Auch mit der Tier- und Pflanzenwelt kommt sich der Tourismus kaum ins Gehege. Überweidung und unkontrollierte Abholzung haben auf Boavista zur Wüstenbildung geführt. Lediglich Schildkröten gelten als schützenswerte Spezies. Hotels dürfen daher erst 120 Meter hinter der Küste errichtet werden, und gedämpfte Beleuchtung ist Pflicht. Aus optischen Gründen sind nur Flachbauten erlaubt – auf Sal bis zu zwei Stockwerken, auf Boavista bis zu drei. Die Flora kommt aus eigener Kraft über niedere Gewächse nicht mehr hinaus; vereinzelt stehen Palmen und Akazien herum. Der Wind hat ihnen Leningrad-Cowboys-Sturmfrisuren geföhnt. „Wo nichts ist, kann man nichts zerstören“, sagt Horter über den Vorstoß von TUI.

Der Masterplan für Boavista weist bis 2050 drei Zonen zur touristischen Bebauung aus: Chave und Morro de Arrlia (22.300 Zimmer) im Nordwesten sowie Santa Monica (28.000 Zimmer) im Süden.
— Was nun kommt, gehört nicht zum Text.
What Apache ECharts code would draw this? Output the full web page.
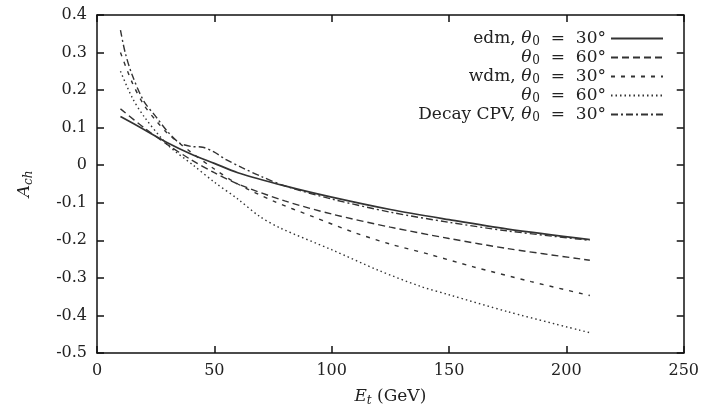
<!DOCTYPE html>
<html>
<head>
<meta charset="utf-8">
<script src="https://cdn.jsdelivr.net/npm/echarts@6/dist/echarts.min.js"></script>
<style>html,body{margin:0;padding:0;background:#fff}#c{width:702px;height:418px}</style>
</head>
<body>
<div id="c"></div>
<script>
// Data
const xTicks = [0, 50, 100, 150, 200, 250];
const yTicks = [-0.5, -0.4, -0.3, -0.2, -0.1, 0, 0.1, 0.2, 0.3, 0.4];

const edm30E = [10, 20, 30, 40, 50, 60, 80, 100, 125, 150, 175, 210];
const edm30A = [0.13, 0.095, 0.06, 0.03, 0.005, -0.02, -0.055, -0.085, -0.118, -0.145, -0.17, -0.198];

const edm60E = [10, 20, 30, 40, 50, 60, 80, 100, 125, 150, 175, 210];
const edm60A = [0.15, 0.10, 0.055, 0.015, -0.02, -0.05, -0.095, -0.13, -0.165, -0.195, -0.222, -0.253];

const wdm30E = [10, 15, 20, 25, 30, 40, 50, 60, 75, 92, 110, 125, 142, 160, 185, 210];
const wdm30A = [0.30, 0.22, 0.16, 0.12, 0.085, 0.035, -0.01, -0.05, -0.095, -0.137, -0.18, -0.21, -0.238, -0.27, -0.31, -0.347];

const wdm60E = [10, 15, 20, 30, 41, 50, 60, 69, 78, 100, 120, 138, 150, 175, 210];
const wdm60A = [0.25, 0.18, 0.13, 0.055, 0.0, -0.045, -0.09, -0.135, -0.167, -0.225, -0.28, -0.323, -0.345, -0.39, -0.446];

const cpvE = [10, 12, 15, 20, 25, 30, 35, 40, 45, 50, 55, 62, 70, 80, 100, 125, 150, 175, 210];
const cpvA = [0.36, 0.30, 0.24, 0.17, 0.13, 0.09, 0.06, 0.05, 0.048, 0.035, 0.015, -0.007, -0.03, -0.055, -0.09, -0.125, -0.152, -0.175, -0.2];

const seriesNames = ['edm30', 'edm60', 'wdm30', 'wdm60', 'cpv'];
const legendPrefix = ['edm, ', '', 'wdm, ', '', 'Decay CPV, '];
const legendAngle = ['30°', '60°', '30°', '60°', '30°'];

function pairs(xs, ys) { return xs.map((x, i) => [x, ys[i]]); }

const FONT = 'DejaVu Serif';
const INK = '#222';
const LINE = '#333';

const chart = echarts.init(document.getElementById('c'), null, {renderer: 'canvas'});

const styles = [
  {type: 'solid', width: 1.7},
  {type: [7, 4], width: 1.4},
  {type: [4, 6], width: 1.4},
  {type: [1.5, 3], width: 1.4},
  {type: [7, 3, 2, 3], width: 1.4}
];
const dataSets = [pairs(edm30E, edm30A), pairs(edm60E, edm60A), pairs(wdm30E, wdm30A), pairs(wdm60E, wdm60A), pairs(cpvE, cpvA)];

const series = seriesNames.map((n, i) => ({
  name: n, type: 'line', data: dataSets[i], smooth: 0.3, symbol: 'none', showSymbol: false,
  xAxisIndex: 0, yAxisIndex: 0,
  lineStyle: Object.assign({color: LINE}, styles[i]),
  itemStyle: {color: LINE}
}));

const rich = {
  n: {fontFamily: FONT, fontSize: 17, color: INK},
  i: {fontFamily: FONT, fontSize: 17, color: INK, fontStyle: 'italic'},
  s: {fontFamily: FONT, fontSize: 12, color: INK, verticalAlign: 'bottom', padding: [7, 0, 0, 1]}
};
const rowTops = [30, 49, 68, 87, 106];
const legends = seriesNames.map((n, i) => ({
  data: [n], orient: 'vertical', right: 38, top: rowTops[i], align: 'right',
  itemWidth: 52, itemHeight: 14, padding: 0,
  itemStyle: {opacity: 0},
  textStyle: {fontFamily: FONT, fontSize: 17, color: INK, rich: rich},
  formatter: () => '{n|' + legendPrefix[i] + '}{i|θ}{s|0}{n|  =  ' + legendAngle[i] + '}'
}));

const axisLine = {show: true, onZero: false, lineStyle: {color: '#111', width: 1.5}};
const tick = {show: true, inside: true, length: 7, lineStyle: {color: '#111', width: 1.5}};
const labelFont = {fontFamily: FONT, fontSize: 16, color: INK};

const option = {
  animation: false,
  backgroundColor: '#fff',
  grid: {left: 97, right: 18, top: 15, bottom: 65, containLabel: false},
  legend: legends,
  xAxis: [{
    type: 'value', min: 0, max: 250, interval: 50, position: 'bottom',
    axisLine: axisLine, axisTick: tick, splitLine: {show: false},
    axisLabel: Object.assign({margin: 10}, labelFont),
    name: '{i|E}{s|t}{n| (GeV)}', nameLocation: 'middle', nameGap: 34,
    nameTextStyle: {rich: {
      i: {fontFamily: FONT, fontSize: 17, color: INK, fontStyle: 'italic'},
      s: {fontFamily: FONT, fontSize: 12, color: INK, fontStyle: 'italic', verticalAlign: 'bottom', padding: [8, 0, 0, 0]},
      n: {fontFamily: FONT, fontSize: 17, color: INK}
    }}
  }, {
    type: 'value', min: 0, max: 250, interval: 50, position: 'top',
    axisLine: axisLine, axisTick: tick, splitLine: {show: false}, axisLabel: {show: false}
  }],
  yAxis: [{
    type: 'value', min: -0.5, max: 0.4, interval: 0.1, position: 'left',
    axisLine: axisLine, axisTick: tick, splitLine: {show: false},
    axisLabel: Object.assign({margin: 10, formatter: v => String(Math.round(v * 10) / 10)}, labelFont),
    name: '{i|A}{s|ch}', nameLocation: 'middle', nameGap: 62, nameRotate: 90,
    nameTextStyle: {rich: {
      i: {fontFamily: FONT, fontSize: 17, color: INK, fontStyle: 'italic'},
      s: {fontFamily: FONT, fontSize: 12, color: INK, fontStyle: 'italic', verticalAlign: 'bottom', padding: [8, 0, 0, 0]}
    }}
  }, {
    type: 'value', min: -0.5, max: 0.4, interval: 0.1, position: 'right',
    axisLine: axisLine, axisTick: tick, splitLine: {show: false}, axisLabel: {show: false}
  }],
  series: series
};
chart.setOption(option);
</script>
</body>
</html>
Gleichzeitig wurden mehrere Naturschutzgebiete definiert. In trockenen Tüchern ist ein 263-Zimmer-Haus von Iberostar, das Ende dieses Jahres eröffnen soll.

Wie viel von dem Masterplan Vision bleibt, ist schwer abzuschätzen. Für die Menschen möchte man hoffen, dass mit den Ressourcen, die sie ihren Geldgebern so arglos zu Füßen legen, behutsam umgegangen wird.